Once Angela gets over her initial hesitancy, the reunited sisters set off on a bonding road trip as Anna is convinced to join her sister on stage. We then observe the endearing chemistry shared between Kosonen and Kuittinen, which flourishes in the warmth and intimacy of their car journey.

When the two pull into an empty petrol station, they even have time to share a Footloose moment as Angela teaches her younger sister how to dance for an audience. I dare you not to smile.

‘Imagine this is a club in Miami,’ says Angela to her nervy sister before their first performance together – Angela exuding confidence with her furry hats and big earrings. Anna listens and the dancing soon helps to unlock a hidden confidence within the young woman. The dancing even helps foster a daring new lease of life for Anna that comes in use when a hefty debt begins to catch up with Angela.

miami_show

The sisters – both refreshingly complex lead female characters – experience inner-journeys on their road-trip. Angela is the more difficult of the two to pin down. Despite her free-spiritedness, she falls back on her religious faith, routinely praying before her bed for the night in front of a slightly puzzled Anna.

This clinging to faith is mostly rooted in Angela’s damaged childhood. These scars occasionally rear themselves and sometimes involve resentment towards Anna who benefited from their father’s love and attention through childhood. Angela was virtually orphaned.

Despite this, there is a resilience to Angela’s dreamer spirit, underpinned by a gentle cover of Bruce Springsteen’s Dream Baby Dream which is threaded through the film.

Anna, on the other hand, is undergoing a transformation of her own while trying to contend with her sister’s unpredictability. As an ex-boyfriend of Angela’s warns, being around her is like being on cocaine and Anna must be wary of the come down. Tellingly, when Anna lets her big sister out of her sight there are devastating consequences.

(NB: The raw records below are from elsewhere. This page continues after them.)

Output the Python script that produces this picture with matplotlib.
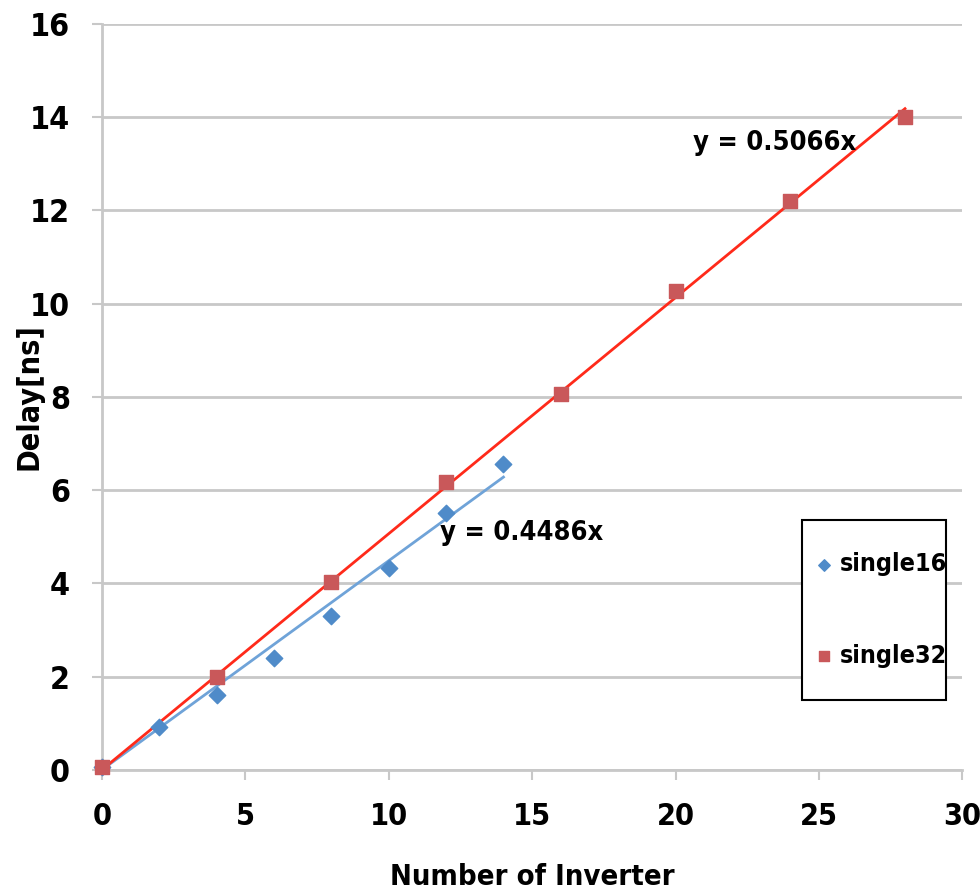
import numpy as np
import matplotlib.pyplot as plt
from matplotlib.patches import Rectangle

# inverter chain delay measurements
n16 = [0, 2, 4, 6, 8, 10, 12, 14]
d16 = [0.05, 0.92, 1.6, 2.4, 3.3, 4.33, 5.5, 6.57]
n32 = [0, 4, 8, 12, 16, 20, 24, 28]
d32 = [0.05, 2.0, 4.03, 6.18, 8.07, 10.28, 12.2, 14.0]
slope16 = 0.4486
slope32 = 0.5066

plt.rcParams['font.family'] = ['DejaVu Sans']
plt.rcParams['font.stretch'] = 'condensed'
plt.rcParams['font.weight'] = 'bold'
plt.rcParams['axes.labelweight'] = 'bold'

fig = plt.figure(figsize=(9.8, 8.91), dpi=100)
ax = fig.add_axes([0.104, 0.136, 0.878, 0.837])

grid_c = '#c8c8c8'
ax.set_xlim(0, 30)
ax.set_ylim(0, 16)
ax.set_yticks(np.arange(0, 17, 2))
ax.set_xticks(np.arange(0, 31, 5))
ax.yaxis.grid(True, color=grid_c, lw=2)
ax.set_axisbelow(True)
for s in ['top', 'right']:
    ax.spines[s].set_visible(False)
for s in ['left', 'bottom']:
    ax.spines[s].set_color(grid_c)
    ax.spines[s].set_linewidth(2)
ax.tick_params(axis='both', colors=grid_c, width=1.5, length=7, labelcolor='black')
ax.tick_params(axis='y', pad=16, labelsize=23)
ax.tick_params(axis='x', pad=16, labelsize=22)

# linear fits through origin
x16 = np.array([0, max(n16)])
x32 = np.array([0, max(n32)])
ax.plot(x16, slope16 * x16, color='#6fa3d8', lw=2, zorder=2)
ax.plot(x32, slope32 * x32, color='#ff2a1a', lw=2, zorder=2)

ax.scatter(n16, d16, marker='D', s=70, color='#4f8bc9', label='single16', zorder=3, clip_on=False)
ax.scatter(n32, d32, marker='s', s=110, color='#c9585a', label='single32', zorder=3, clip_on=False)

ax.text(20.6, 13.45, 'y = %.4fx' % slope32, fontsize=19.5, va='center', ha='left')
ax.text(11.8, 5.08, 'y = %.4fx' % slope16, fontsize=19.5, va='center', ha='left')

ax.set_xlabel('Number of Inverter', fontsize=21)
ax.set_ylabel('Delay[ns]', fontsize=22)
ax.xaxis.set_label_coords(0.5, -0.125)
ax.yaxis.set_label_coords(-0.068, 0.5)

# legend box drawn separately so its padding can be set freely
box = Rectangle((0.814, 0.094), 0.167, 0.241, transform=ax.transAxes, facecolor='white',
                edgecolor='black', lw=1.5, zorder=4, clip_on=False)
ax.add_patch(box)
leg = ax.legend(loc='center left', bbox_to_anchor=(0.814, 0.2145), fontsize=18,
                frameon=False, handletextpad=0.4, labelspacing=2.7, borderpad=0.6,
                borderaxespad=0, markerscale=0.7, handlelength=0.5)
leg.set_zorder(5)

fig.savefig('out.png', dpi=100)
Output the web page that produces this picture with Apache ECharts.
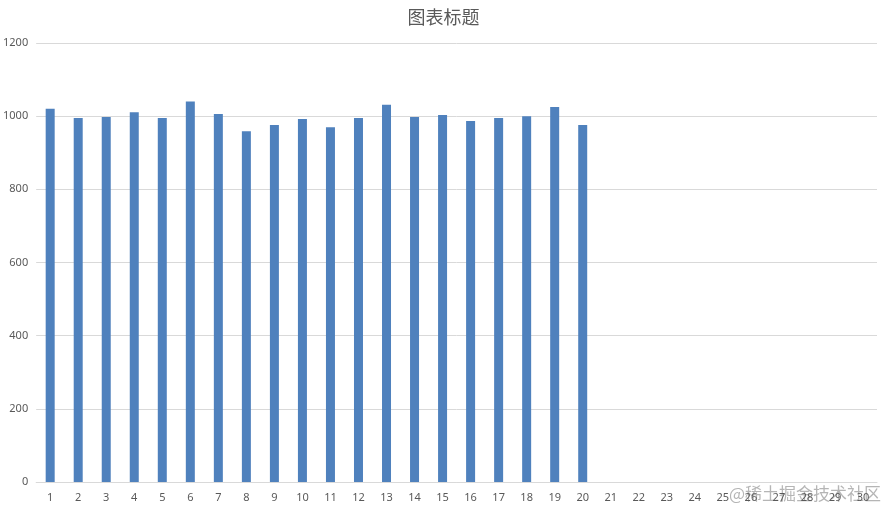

This event causes a jolting road-block which leads Miami to quickly shift gears into a riveting thriller. The sisters suddenly find themselves in fatal danger and are forced to plot an unlikely escape. Their chosen destination? The sun and ssfety of Miami.

This is an enchanting piece of storytelling from Bergroth aided by two faultless central performances. As a result, Miami can be added to the growing list of impressive Nordic narratives.

UK audiences will surely lap it up once it arrives in cinemas. Sunshine or no sunshine.